Section 8. Manner of Acting. The act of a majority of the directors present at a meeting at which a quorum is present shall be the act of the Board of Directors, except where otherwise provided by law or by these by-laws. Directors may participate in Board meetings through means of telecommunication as permitted under Minnesota law.
Section 9. Information Action by Directors. Any action required to be taken at a meeting of the Board of Directors or any action which may be taken at a meeting of directors may be taken without a meeting if a consent in writing, setting forth the action so taken, shall be signed by all of the directors entitled to vote with respect to the subject matter thereof.
Section 10. Vacancies. Any vacancy occurring in the Board of Directors or any directorship to be filled by reason of an increase in the number of directors shall be filled by the Board of Directors. A director selected to fill a vacancy shall be elected for the unexpired term of his predecessor in office.
Section 11. Compensation. Directors as such shall not receive any salaries for their services, but by resolution of the members, a fixed sum and expenses of attendance, if any, may be allowed for attendance at each regular of special meeting of the Board; provided, that nothing herein contained shall be construed to preclude any director from serving the Corporation in any other capacity and receiving compensation therefore.
Article VIII—Committees
Section 1. Committees of Directors. The Board of Directors, by resolutions adopted by a majority of the directors in office, may designate one or more committees, each of which shall consist of two or more directors, which committee, to the extent provided in said resolution, shall have and exercise authority of the Board of Directors in management of the Corporation; but the designation of such committees and the delegation thereto of authority shall not operate to relieve the Board of Directors, or any individual director, of any responsibility imposed upon them by law.
Section 2. Awards and Nominations Committee. The vice-president shall be chairperson of the Awards and Nominations Committee. The chair shall appoint two committee members from the Supporting, Academic or Individual members. The Committee shall nominate persons for offices in the Corporation and awards according to procedures established by the Board of Directors.
Section 3. Program Committee. The president shall chair the Program Committee. The supporting and academic membership shall elect two or four members to serve annual terms on the Program Committee. Committee members may be supporting, academic or individual members. The Committee shall attend to programs of the Corporation according to guidelines established by the Board of Directors.
Section 4. Other Committees. Other committees not having and exercising the authority of the Board of Directors in the management of the Corporation may be designated by a resolution adopted by a majority of the directors present at a meeting at which a quorum is present. Except as otherwise provided in such resolution, members of each such committee shall be directors of the Corporation, and the president of the Corporation shall appoint the members thereof. Any member thereof may be removed by the Board of Directors whenever in their judgment the best interests of the Corporation shall be served by such a removal.

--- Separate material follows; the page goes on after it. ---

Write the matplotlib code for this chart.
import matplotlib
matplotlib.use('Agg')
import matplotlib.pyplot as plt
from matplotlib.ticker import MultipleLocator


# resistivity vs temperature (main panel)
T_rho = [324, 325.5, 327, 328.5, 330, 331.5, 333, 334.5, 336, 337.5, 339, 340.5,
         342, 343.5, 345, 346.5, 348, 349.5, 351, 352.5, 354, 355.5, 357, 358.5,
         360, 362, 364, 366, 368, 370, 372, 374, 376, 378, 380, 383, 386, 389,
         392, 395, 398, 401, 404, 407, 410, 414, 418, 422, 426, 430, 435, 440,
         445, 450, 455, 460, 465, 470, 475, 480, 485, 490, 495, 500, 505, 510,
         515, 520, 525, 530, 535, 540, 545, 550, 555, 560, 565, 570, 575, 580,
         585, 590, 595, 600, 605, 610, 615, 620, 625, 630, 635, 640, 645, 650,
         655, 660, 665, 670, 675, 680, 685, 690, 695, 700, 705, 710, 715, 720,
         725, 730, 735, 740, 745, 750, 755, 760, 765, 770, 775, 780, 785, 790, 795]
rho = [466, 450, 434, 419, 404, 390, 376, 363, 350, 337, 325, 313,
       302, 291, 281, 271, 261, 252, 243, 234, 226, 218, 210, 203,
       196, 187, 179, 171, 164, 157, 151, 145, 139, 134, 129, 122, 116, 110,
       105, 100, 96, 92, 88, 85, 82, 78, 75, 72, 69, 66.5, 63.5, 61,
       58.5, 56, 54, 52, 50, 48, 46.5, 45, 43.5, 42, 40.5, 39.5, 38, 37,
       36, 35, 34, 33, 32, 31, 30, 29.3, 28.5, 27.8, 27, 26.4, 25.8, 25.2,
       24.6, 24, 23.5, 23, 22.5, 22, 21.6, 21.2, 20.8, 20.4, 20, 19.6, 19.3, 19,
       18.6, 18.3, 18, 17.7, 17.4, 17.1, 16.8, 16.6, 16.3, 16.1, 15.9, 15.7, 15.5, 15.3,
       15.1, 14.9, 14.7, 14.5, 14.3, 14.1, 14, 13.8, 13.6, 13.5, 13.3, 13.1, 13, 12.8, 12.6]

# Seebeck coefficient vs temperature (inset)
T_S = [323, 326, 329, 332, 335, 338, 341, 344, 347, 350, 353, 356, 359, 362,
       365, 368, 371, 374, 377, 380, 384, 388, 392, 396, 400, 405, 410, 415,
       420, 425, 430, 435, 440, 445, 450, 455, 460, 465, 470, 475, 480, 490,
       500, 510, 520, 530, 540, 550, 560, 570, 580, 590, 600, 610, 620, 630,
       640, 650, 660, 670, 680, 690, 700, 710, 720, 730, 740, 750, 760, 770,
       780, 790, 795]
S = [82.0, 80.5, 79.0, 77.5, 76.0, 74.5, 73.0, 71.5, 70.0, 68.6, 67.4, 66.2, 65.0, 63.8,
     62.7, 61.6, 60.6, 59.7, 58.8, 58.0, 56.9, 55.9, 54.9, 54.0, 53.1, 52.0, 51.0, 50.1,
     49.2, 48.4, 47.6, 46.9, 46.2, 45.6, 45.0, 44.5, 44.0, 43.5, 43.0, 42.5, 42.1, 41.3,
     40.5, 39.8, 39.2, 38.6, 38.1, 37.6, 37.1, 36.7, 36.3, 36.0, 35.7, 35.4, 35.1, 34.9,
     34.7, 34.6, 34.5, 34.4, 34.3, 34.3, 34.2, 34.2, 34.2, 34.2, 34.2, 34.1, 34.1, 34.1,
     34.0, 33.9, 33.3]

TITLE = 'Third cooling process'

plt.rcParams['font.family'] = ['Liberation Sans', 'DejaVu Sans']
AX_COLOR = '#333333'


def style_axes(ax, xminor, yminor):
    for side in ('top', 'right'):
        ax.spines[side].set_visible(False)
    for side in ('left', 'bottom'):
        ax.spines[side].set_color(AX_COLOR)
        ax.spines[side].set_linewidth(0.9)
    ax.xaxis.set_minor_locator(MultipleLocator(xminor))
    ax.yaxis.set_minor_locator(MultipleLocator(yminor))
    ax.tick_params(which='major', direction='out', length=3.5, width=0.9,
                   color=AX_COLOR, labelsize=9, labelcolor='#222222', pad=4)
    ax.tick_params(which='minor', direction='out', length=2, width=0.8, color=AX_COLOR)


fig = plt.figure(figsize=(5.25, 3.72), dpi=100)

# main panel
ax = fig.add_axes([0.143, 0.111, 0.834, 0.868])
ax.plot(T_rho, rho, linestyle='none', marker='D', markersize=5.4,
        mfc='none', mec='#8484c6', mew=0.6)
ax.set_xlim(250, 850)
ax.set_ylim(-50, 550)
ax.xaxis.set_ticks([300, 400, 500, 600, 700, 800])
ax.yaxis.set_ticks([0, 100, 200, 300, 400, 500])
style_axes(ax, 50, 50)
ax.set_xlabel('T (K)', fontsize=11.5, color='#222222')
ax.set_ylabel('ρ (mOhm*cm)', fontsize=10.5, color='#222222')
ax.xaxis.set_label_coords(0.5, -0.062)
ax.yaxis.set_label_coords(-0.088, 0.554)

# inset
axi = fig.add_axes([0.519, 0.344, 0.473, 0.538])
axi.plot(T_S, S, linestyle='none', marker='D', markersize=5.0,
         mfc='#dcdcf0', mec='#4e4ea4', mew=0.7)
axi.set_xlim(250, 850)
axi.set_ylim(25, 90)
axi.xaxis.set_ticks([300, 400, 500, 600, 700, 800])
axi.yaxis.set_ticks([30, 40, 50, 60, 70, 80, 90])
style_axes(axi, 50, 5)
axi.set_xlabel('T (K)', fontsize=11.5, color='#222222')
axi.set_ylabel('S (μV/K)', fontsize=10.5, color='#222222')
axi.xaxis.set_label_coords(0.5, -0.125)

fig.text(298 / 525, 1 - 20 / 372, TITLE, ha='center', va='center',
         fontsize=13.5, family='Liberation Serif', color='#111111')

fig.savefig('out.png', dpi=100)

Section 5. Term of Office. Each member of a committee shall continue as such until his or her successor is appointed or elected, unless the Committee shall be sooner terminated, or unless such member shall cease to qualify as a member thereof.

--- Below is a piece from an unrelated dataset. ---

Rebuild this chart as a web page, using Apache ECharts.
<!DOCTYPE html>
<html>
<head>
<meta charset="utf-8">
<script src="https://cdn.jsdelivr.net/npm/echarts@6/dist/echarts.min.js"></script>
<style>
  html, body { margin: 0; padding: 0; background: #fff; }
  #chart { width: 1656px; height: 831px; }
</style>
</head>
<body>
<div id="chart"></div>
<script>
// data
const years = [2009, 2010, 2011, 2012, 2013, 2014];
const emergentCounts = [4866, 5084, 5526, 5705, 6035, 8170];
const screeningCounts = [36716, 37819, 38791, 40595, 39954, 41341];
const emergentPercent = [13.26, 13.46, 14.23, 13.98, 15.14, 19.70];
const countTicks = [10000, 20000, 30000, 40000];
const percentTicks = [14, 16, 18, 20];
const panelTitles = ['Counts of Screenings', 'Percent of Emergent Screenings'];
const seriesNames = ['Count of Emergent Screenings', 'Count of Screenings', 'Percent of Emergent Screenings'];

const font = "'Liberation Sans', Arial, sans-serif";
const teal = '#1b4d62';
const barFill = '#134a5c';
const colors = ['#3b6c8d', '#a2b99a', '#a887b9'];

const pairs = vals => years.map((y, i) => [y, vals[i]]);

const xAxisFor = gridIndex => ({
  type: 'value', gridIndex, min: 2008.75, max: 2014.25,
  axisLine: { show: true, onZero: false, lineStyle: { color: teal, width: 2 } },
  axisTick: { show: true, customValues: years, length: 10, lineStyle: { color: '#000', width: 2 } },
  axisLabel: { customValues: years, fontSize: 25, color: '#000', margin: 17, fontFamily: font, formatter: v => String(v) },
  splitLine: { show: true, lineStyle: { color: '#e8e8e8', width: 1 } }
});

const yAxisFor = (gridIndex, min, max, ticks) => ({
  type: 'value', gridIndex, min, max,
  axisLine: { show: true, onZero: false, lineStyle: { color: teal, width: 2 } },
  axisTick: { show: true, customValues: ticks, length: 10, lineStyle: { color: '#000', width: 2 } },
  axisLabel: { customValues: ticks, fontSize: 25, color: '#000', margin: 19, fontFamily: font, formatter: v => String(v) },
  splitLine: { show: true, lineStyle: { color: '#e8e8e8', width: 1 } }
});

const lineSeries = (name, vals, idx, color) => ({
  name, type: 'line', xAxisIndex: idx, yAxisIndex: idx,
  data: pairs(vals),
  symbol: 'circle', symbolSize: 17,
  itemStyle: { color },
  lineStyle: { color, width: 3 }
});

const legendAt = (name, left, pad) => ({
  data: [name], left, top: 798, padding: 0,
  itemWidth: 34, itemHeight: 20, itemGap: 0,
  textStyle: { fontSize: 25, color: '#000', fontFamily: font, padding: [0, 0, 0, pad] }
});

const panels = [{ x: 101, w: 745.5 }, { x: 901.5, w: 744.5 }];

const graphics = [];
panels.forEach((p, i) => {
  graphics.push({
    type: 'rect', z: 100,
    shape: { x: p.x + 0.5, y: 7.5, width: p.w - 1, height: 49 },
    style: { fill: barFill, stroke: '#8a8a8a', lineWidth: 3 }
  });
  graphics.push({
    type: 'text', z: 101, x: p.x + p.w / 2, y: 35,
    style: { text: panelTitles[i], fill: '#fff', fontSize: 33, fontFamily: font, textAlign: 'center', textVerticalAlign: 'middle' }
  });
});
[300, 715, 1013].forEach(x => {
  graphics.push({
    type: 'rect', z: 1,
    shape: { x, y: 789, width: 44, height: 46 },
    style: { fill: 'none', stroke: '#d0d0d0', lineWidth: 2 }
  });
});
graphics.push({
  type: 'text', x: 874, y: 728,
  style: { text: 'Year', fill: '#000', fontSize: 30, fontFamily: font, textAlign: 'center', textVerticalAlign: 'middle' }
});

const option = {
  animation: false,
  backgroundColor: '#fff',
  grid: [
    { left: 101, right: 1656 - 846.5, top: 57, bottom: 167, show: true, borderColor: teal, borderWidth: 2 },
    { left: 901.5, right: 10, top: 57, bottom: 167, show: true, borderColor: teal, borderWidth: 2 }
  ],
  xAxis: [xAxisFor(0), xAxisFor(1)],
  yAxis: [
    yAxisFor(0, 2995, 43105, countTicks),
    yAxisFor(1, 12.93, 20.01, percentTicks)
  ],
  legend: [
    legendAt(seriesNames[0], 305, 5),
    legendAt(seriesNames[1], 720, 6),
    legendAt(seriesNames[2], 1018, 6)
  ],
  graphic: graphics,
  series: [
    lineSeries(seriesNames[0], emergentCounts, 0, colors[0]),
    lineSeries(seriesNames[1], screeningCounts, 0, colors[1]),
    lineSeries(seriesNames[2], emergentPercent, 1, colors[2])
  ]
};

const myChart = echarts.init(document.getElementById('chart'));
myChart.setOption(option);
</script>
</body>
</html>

Section 6. Chairman. One member of each committee shall be appointed or elected chairperson.
Section 7. Vacancies. Vacancies in the membership of any committee may be filled by appointments made in the same manner as provided in the case of the original appointments.
Section 8. Quorum. Unless otherwise provided in the resolution of the Board of Directors designating a committee, a majority of the whole committee shall constitute a quorum and the act of a majority shall be the act of the committee.
Section 9. Rules. Each committee may adopt rules for its own government not inconsistent with these by-laws or with rules adopted by the Board of Directors.
Article IX—Contracts, Checks, Deposits and Funds
Section 1. Contracts. The Board of Directors may authorize any officer or officers, agent or agents of the Corporation, in addition to the officers so authorized by these by-laws, to enter into any contract or execute and deliver any instrument in the name of and on behalf of the Corporation and such authority may be general or confined to specific instances.
Section 2. Checks, Drafts, Etc. All checks, drafts or other orders for the payment of money, notes or other evidences of indebtedness issued in the name of the Corporation, shall be signed by such officers, agent or agents of the Corporation and in such manner as shall from time to time be determined by resolution of the Board of Directors. In the absence of such determination by the Board of Directors, such instruments shall be signed by the treasurer or an assistant treasurer and countersigned by the president or a vice president of the Corporation.
Section 3. Deposits. All funds of the Corporation shall be deposited from time to time to the credit of the Corporation in such banks, trust companies or other depositories as the Board of Directors may select.
Section 4. Gifts. The Board of Directors may accept on behalf of the Corporation any contribution, gift, bequest or device for the general purposes or for any special purpose of the Corporation.
Article X—Books and Records
The Corporation shall keep correct and complete books and records of account and shall also keep minutes of the proceedings of its Board of Directors and committees having any of the authority of the Board of Directors.
Article XI—Fiscal Year
The fiscal year of the Corporation shall be determined by the Board of Directors.
Section 1: Dues shall be established by the Board of Directors.
Article XII—Waiver of Notice
Whenever any notice whatsoever is required to be given under the provisions of the Minnesota Nonprofit Corporation Act or under the provisions of the Articles of Incorporation or the by-laws of the Corporation, a waiver thereof in writing signed by the person or persons entitles to such notice, whether before or after the time stated therein, shall be deemed equivalent to the giving of such notice.
Article XIII—Amendments to Bylaws
These by-laws may be altered amended or repealed and new by-laws may be adopted by a majority of the directors present at any regular meeting or at any special meeting, provided that at least fifteen days written notice is given of intention to alter, amend or repeal and to adopt new by-laws at such meeting.
Article XIV—Indemnification
The Corporation shall indemnify all officers and directors of the Corporation to the full extent permitted by the Minnesota Nonprofit Act, and shall be entitled to purchase insurance for such indemnification of officers and directors to the full extent as determined from time to time by the Board of Directors.